А что чувствовал Лютер, оказавшись в собрании могущественных князей земных? Он улыбался и держался уверенно – это говорит об ощущении равенства с ними, видимо, порожденном глубокой верой.
Наконец Лютер встал на отведенное ему место, перед столом, на котором возвышалась гора его книг, всего около сорока, изданных в Базеле и специально привезенных сюда для разбирательства.

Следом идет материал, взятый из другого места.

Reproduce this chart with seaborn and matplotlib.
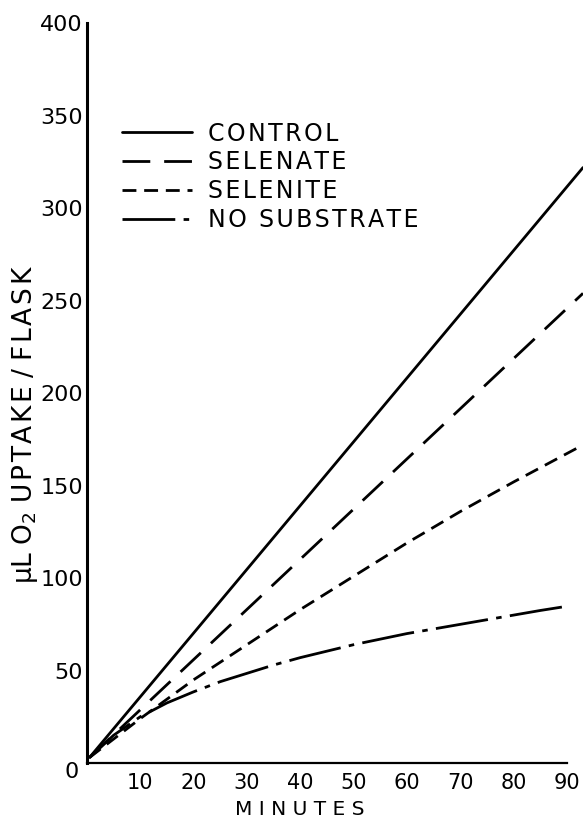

Вопросы Лютеру от имени императора задавал Иоганн фон дер Эккен (не путать с Иоганном Эком, лейпцигским оппонентом Лютера). Этот Иоганн фон дер Эккен был секретарем архиепископа Трирского, одного из семи курфюрстов – и лично надзирал за сожжением книг Лютера в Трире. Поскольку некоторые в зале не владели латынью, а другие знали латынь, но не знали немецкого, допрос производился на двух языках. Стоит заметить, что сам император Карл очень плохо говорил по-немецки, так что каждый вопрос и ответ переводился на латынь в первую очередь для него.

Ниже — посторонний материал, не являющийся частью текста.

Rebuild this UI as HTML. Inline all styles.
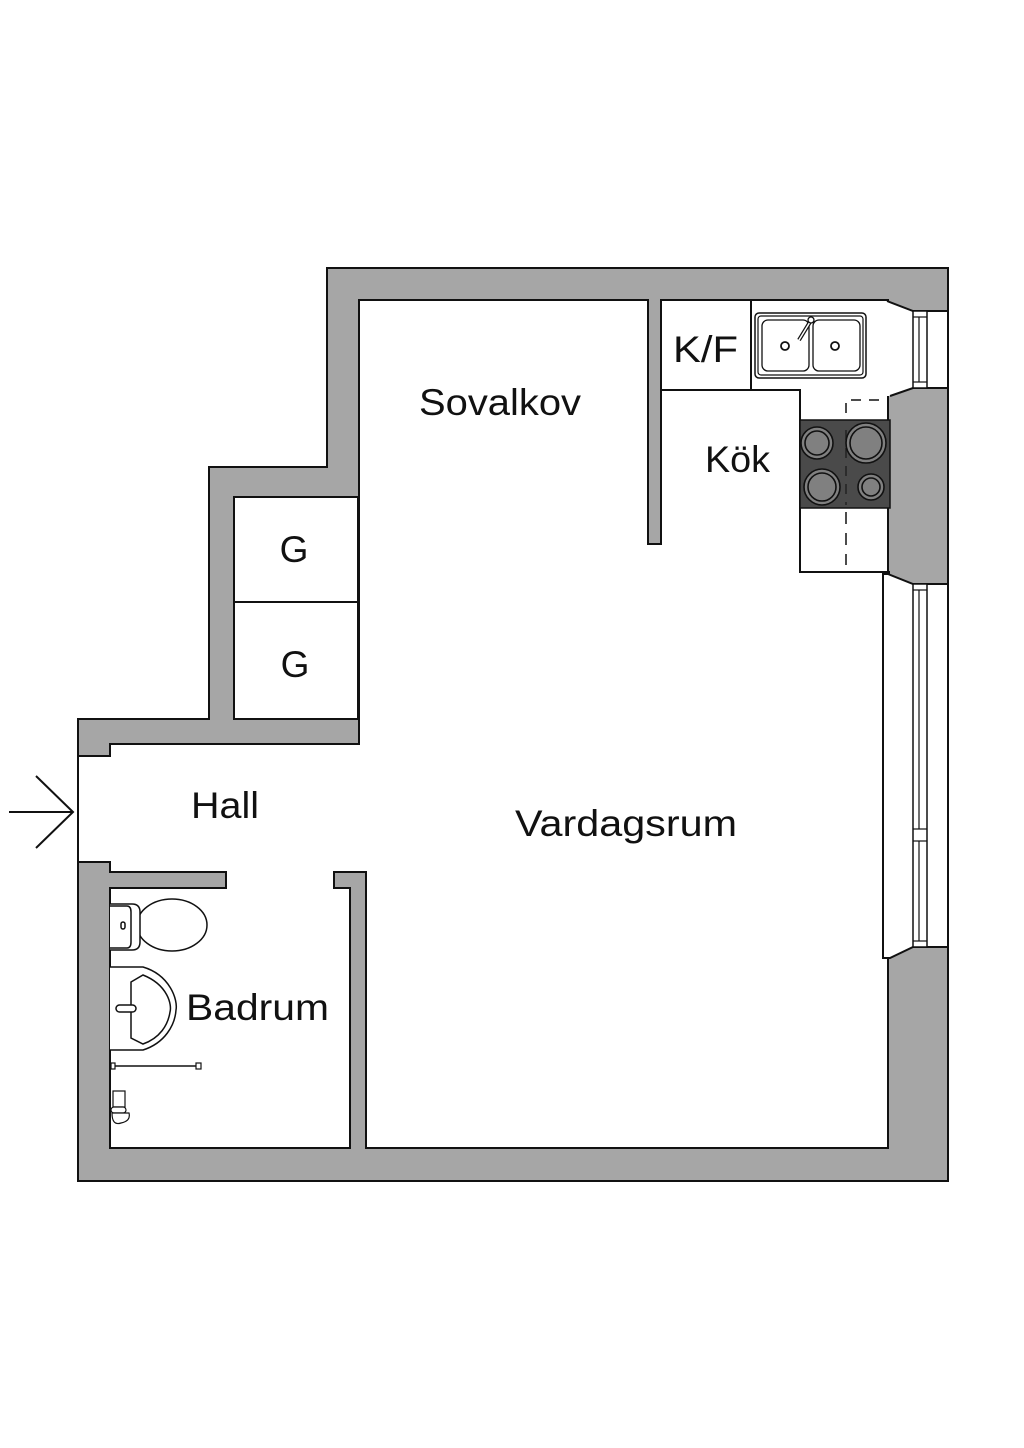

Итак, фон дер Эккен обратился к Лютеру – сперва по-немецки, затем по-латыни – с такими словами: император призвал его сюда, чтобы получить ответы всего на два вопроса. Первый: верно ли, что все эти книги, на которых стоит его имя, написаны им самим? Второй: готов ли он отречься от того, что содержится в этих книгах? Это все; больше ничего здесь обсуждаться не будет.
Юридическим советником Лютера в Вормсе стал Иероним Шурфф, профессор юриспруденции из Виттенберга; он находился здесь, вместе с Фридрихом, еще с февраля. Сейчас он шагнул вперед и потребовал огласить названия книг. И фон дер Эккен начал зачитывать собранию длинный список названий.
Само количество книг и их заглавия, должно быть, колоколом прогремели в императорских покоях и поразили умы всех, кто их слышал. Список длился и длился, и не было ему конца. Вот они, писания, вызвавшие революцию, – разлетевшиеся по всему христианскому миру, переведенные на множество языков, писания, которые все вокруг читают и обсуждают. Одно название звучало за другим – и длинный список книг сам по себе стоил целой книги.